As the West continues to raise concern for the humanitarian situation in the Gaza Strip, one expert warns that funds could easily be funneled to Hamas through non-governmental organizations.
“At least $1 billion is channeled every year into Gaza under the label of ‘humanitarian aid,’ mainly through governments, U.N. agencies and a network of NGOs,’ Professor Gerald Steinberg explained to Jewish News Syndicate.
Steinberg is the founder and president of NGO Monitor, a Jerusalem-based organization.
“All of their officials who work in or visit Gaza were aware of the theft of materials to pay the Hamas terror army, to build kilometers of concrete-reinforced tunnels and to manufacture thousands of rockets—but they chose to remain silent. They all share responsibility for enabling the October 7 massacres,” said Steinberg.
One case in point is World Vision, a U.S.-based Christian aid organization.
“The case of World Vision stands out because many of the details are available following the arrest, trial and conviction of their Gaza manager, Mohammed El-Halabi,” Steinberg said.
In 2022, Halabi was convicted and given a 12-year sentence for transferring $50 million of World Vision funds to Hamas.
Hamas recruited Halabi in 2004 to infiltrate World Vision.

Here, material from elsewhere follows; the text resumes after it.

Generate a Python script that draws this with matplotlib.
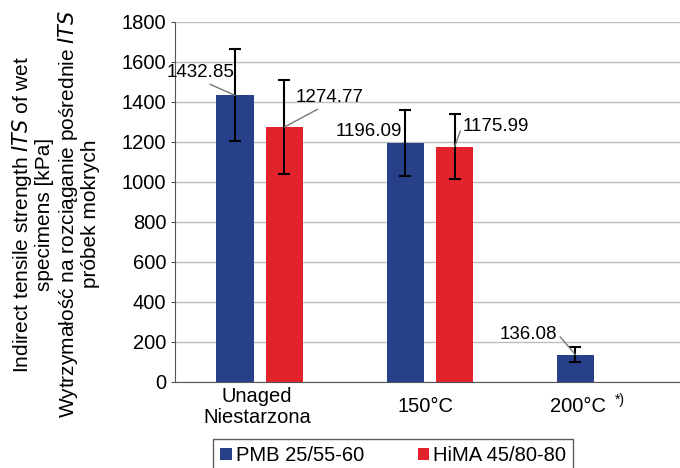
import numpy as np
import matplotlib
matplotlib.use('Agg')
import matplotlib.pyplot as plt
from matplotlib.transforms import ScaledTranslation

plt.rcParams['font.family'] = ['Liberation Sans', 'DejaVu Sans']

# data
categories = ['Unaged\nNiestarzona', '150°C', '200°C']
series_names = ['PMB 25/55-60', 'HiMA 45/80-80']
pmb_values = [1432.85, 1196.09, 136.08]
pmb_errors = [230, 165, 38]
hima_values = [1274.77, 1175.99, 0]
hima_errors = [235, 162, 0]
colors = ['#283f8a', '#e3232b']

fig = plt.figure(figsize=(6.8, 4.68), dpi=100)
ax = fig.add_axes([0.257, 0.184, 0.743, 0.769])

x = np.arange(len(categories))
w = 0.22
off = 0.145
ax.set_axisbelow(True)
ax.bar(x - off, pmb_values, w, color=colors[0], label=series_names[0], zorder=2)
ax.bar(x[:2] + off, hima_values[:2], w, color=colors[1], label=series_names[1], zorder=2)
ax.errorbar(x - off, pmb_values, yerr=pmb_errors, fmt='none', ecolor='black',
            elinewidth=1.5, capsize=4, capthick=1.5, zorder=3)
ax.errorbar(x[:2] + off, hima_values[:2], yerr=hima_errors[:2], fmt='none', ecolor='black',
            elinewidth=1.5, capsize=4, capthick=1.5, zorder=3)

ax.set_xlim(-0.5, 2.47)
ax.set_ylim(0, 1800)
ax.set_yticks(np.arange(0, 1801, 200))
ax.yaxis.grid(True, color='#bdbdbd', linewidth=1)
ax.tick_params(axis='y', labelsize=14.5, length=3, color='#555555', pad=3)
ax.set_xticks(x)
ax.set_xticklabels(categories, fontsize=14.5)
ax.tick_params(axis='x', length=0, pad=18)
shifts = [-3, -4, -22]
for lab, dx in zip(ax.get_xticklabels(), shifts):
    lab.set_verticalalignment('center')
    lab.set_linespacing(1.1)
    lab.set_transform(lab.get_transform() + ScaledTranslation(dx / 100, 0, fig.dpi_scale_trans))
ax.text(2.085, -90, '*)', fontsize=10, ha='left', va='center')

for s in ['top', 'right']:
    ax.spines[s].set_visible(False)
ax.spines['left'].set_color('#555555')
ax.spines['bottom'].set_color('#555555')

ax.set_ylabel('Indirect tensile strength $\\it{ITS}$ of wet\nspecimens [kPa]\n'
              'Wytrzymałość na rozciąganie pośrednie $\\it{ITS}$\npróbek mokrych',
              fontsize=15, linespacing=1.08)
ax.yaxis.set_label_coords(-0.148, 0.466)

# value labels with leader lines
line_kw = dict(arrowstyle='-', color='#777777', lw=1, shrinkA=0, shrinkB=0)
ax.annotate(f'{pmb_values[0]:.2f}', xy=(0 - off, pmb_values[0]), xytext=(-0.35, 1545),
            fontsize=13.5, ha='center', va='center',
            arrowprops=dict(line_kw, relpos=(0.55, 0.0)))
ax.annotate(f'{hima_values[0]:.2f}', xy=(0 + off, hima_values[0]), xytext=(0.41, 1420),
            fontsize=13.5, ha='center', va='center',
            arrowprops=dict(line_kw, relpos=(0.4, 0.0)))
ax.text(0.64, 1250, f'{pmb_values[1]:.2f}', fontsize=13.5, ha='center', va='center')
ax.annotate(f'{hima_values[1]:.2f}', xy=(1 + off, hima_values[1]), xytext=(1.39, 1275),
            fontsize=13.5, ha='center', va='center',
            arrowprops=dict(line_kw, relpos=(-0.02, 0.5)))
ax.annotate(f'{pmb_values[2]:.2f}', xy=(2 - off, pmb_values[2]), xytext=(1.58, 235),
            fontsize=13.5, ha='center', va='center',
            arrowprops=dict(line_kw, relpos=(1.02, 0.5)))

fig.legend(loc='lower left', bbox_to_anchor=(0.299, -0.03), ncol=2, fontsize=14.5,
           frameon=True, fancybox=False, edgecolor='#333333', handlelength=0.55,
           handleheight=0.55, handletextpad=0.2, columnspacing=2.7, borderpad=0.35)

fig.savefig('out.png', dpi=100)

From the time World Vision hired him in 2005, he regularly met with Hamas operatives, who were especially interested in acquiring tools for digging tunnels. Halabi established and promoted humanitarian projects and fictitious agricultural associations that acted as cover for the illicit financial transfers.
The main method used to divert aid money to Hamas was putting out fictitious tenders for World Vision-sponsored projects in the Gaza Strip, an Israeli investigation revealed. The “winning” company would be made aware that 60% of the project’s budget was to be designated for Hamas.
Halabi visited tunnels on at least two occasions and gave a Hamas operative $20,000 to repair tunnels damaged by flooding.
Some of the money went to pay the salaries of Hamas terrorists and, in some cases, senior Hamas terrorists took large sums of money for their personal use.
“After Halabi was arrested in 2016, World Vision sent two officials who asked to speak to me, including the manager of their West Bank and Gaza projects. She told me that she visited Gaza periodically to check on the activities, and the farmers showed her the fields and produce,” Steinberg told JNS.
“I asked whether she mentioned concrete tunnels that were probably underneath the fields—she simply shook her head. It was clear that she understood the question. This characterized the entire aid industry’s policy of silent cooperation with Hamas,” he added.
In the U.S., Sen. Chuck Grassley (R-Iowa) has been pressing World Vision to explain exactly what happened to $491 million it received from the U.S. Agency for International Development (USAID) in 2022.
“It is paramount that U.S. dollars do not, in any way, shape or form, fund or encourage terrorism. Through my investigations into World Vision and work to hold our government agencies accountable, my goal is to improve transparency and make sure every cent of taxpayer money is used as intended and not for illegal activity,” the senator said in a statement to JNS in August.
Because of Halabi’s trial, much is known about World Vision and its connection to terrorism. But World Vision isn’t the only organization that has raised Israeli concerns.
In October 2021, then-Defense Minister Benny Gantz blacklisted six Palestinian non-governmental organizations as terrorist groups linked to the Popular Front for the Liberation of Palestine.
The most prominent of the six NGOs are Al-Haq, which spearheads legal campaigns and Boycott, Divestment and Sanctions activities against Israel, and Addameer, which advocates for Palestinian security prisoners. Both are based in Ramallah.
The other four designated NGOs are Defense for Children-International Palestine, the Union of Palestinian Women’s Committees, the Union of Agricultural Work Committees and the Bisan Research and Advocacy Center. Several of these organizations receive funding from European governments.
Asked about his biggest concerns moving forward, Steinberg said, “Two issues: The continuation of diverting NGO ‘aid’ funding to Hamas terror, and the central role of NGOs and U.N. officials in demonizing Israeli counterterror actions through ‘war crimes’ and ‘collective punishment’ labels.”